Because of the war, not only the USA is back but also NATO and the West! Even in Europe, there are probably new candidates for NATO like Finland and Sweden. Putin's geopolitical blunders are piling up. I am sure that China is not happy with Putin’s war. But the aversion to the West is so strong that they will never admit it. The same goes for India, Pakistan and Indonesia, even though they are democracies. The same aversion can be found in half of the African countries, which have been hit hard by the rise in the price of energy and even more so, of food. Putin's soft power is small, but one should not overestimate that of the West. The non-aligned countries from the Cold War period have not disappeared. Europe has a role to play to reverse the tide.

Is the current geopolitical struggle between democracies and authoritarian regimes? Apparently, it is a strong narrative. This dichotomy does not apply to the third group of non-aligned ones. As mentioned, the world's largest democracies belong to this ' group'. At the time, the West included dictatorships such as Saudi Arabia. That is not so clear today. The connection between China and Russia is not so much that they are both authoritarian - they have no democratic past - but that they are against the West.

What is the EU's position in this new world? Originally, the idea of 'strategic autonomy' was also invented to oppose Trump's America. But the war has made Europe realise the importance of NATO again. It has even given the alliance a new reason to exist, spurred on by most of the countries of Central and Eastern Europe. But what happens in the event of a possible return of Trump? The Republican Party is, if possible, even harsher than Biden in their anti-Russia stance, but will it stay that way? The policy of European sovereignty should, therefore, on no account be abandoned in the event of a possible new switch in American policy, which for the past 20 years has oscillated between multilateralism and unilateralism, back and forth.

Nevertheless, I argue for Atlantic solidarity. We should take this opportunity to greatly strengthen transatlantic relations. Abandoning the TTIP (Transatlantic Trade and Investment Partnership) a few years ago was a missed opportunity. In a different way, we need to restore it. The EU and the US can set international standards in many areas. But at the same time, we have to deepen our work on our own technological, economic, monetary and military cooperation and integration. That will give substance to a truly balanced 'partnership'.

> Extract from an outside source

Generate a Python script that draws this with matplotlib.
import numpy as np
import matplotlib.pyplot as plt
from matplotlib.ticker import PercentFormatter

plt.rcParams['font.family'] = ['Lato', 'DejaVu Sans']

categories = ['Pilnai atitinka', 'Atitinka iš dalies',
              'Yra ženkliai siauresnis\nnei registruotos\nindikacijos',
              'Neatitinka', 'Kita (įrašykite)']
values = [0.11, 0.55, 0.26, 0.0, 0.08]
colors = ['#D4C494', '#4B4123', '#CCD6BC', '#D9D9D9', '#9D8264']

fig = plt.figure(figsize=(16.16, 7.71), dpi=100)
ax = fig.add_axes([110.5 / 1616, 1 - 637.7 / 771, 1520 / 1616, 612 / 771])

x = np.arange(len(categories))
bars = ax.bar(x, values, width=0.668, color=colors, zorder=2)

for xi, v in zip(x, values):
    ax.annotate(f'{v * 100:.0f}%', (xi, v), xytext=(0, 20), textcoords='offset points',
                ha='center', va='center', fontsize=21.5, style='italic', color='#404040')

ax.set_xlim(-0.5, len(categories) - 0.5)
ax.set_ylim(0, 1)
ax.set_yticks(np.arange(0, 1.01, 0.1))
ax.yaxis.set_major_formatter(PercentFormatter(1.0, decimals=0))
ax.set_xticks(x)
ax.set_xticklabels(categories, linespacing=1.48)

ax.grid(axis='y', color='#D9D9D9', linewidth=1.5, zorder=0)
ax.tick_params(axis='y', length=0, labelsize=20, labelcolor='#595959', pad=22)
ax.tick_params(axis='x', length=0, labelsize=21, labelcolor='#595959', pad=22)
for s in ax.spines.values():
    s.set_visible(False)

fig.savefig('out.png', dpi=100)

The enlargement of the Union to Central and Eastern Europe was a real geopolitical operation. But there is great disappointment at the violation of democratic principles in some countries. The war has shown that the EU shares the fear of Russia of a number of countries in Central and Eastern Europe. Hopefully some now better understand the concerns of an overwhelming majority of member states about democratic values in the Union. We are in solidarity with Poland, but we must stand together in solidarity behind the treaties. The Union wishes to ensure that there is no repetition of this in further enlargements, however great the importance of the Western Balkans and peace there is. For Ukraine, but also for Georgia and Moldova, an intermediate stage must be sought, on the basis of the existing association agreements, a kind of upgrade of the present relationship and, of course, a much greater guarantee of security. If necessary, the EU Treaty should be amended for this. These countries and their citizens deserve it.

The war is far from over and will require us to work together even more. At the same time, we must seize this major crisis to build a true strategic autonomy. We should not wait for the results of the Conference on the Future of Europe. And we won't. Strategic autonomy is a matter of survival.

Barbaros ante portas. The enemies of our way of life are at the door. Over the next few decades, let's be more united around what we build together.”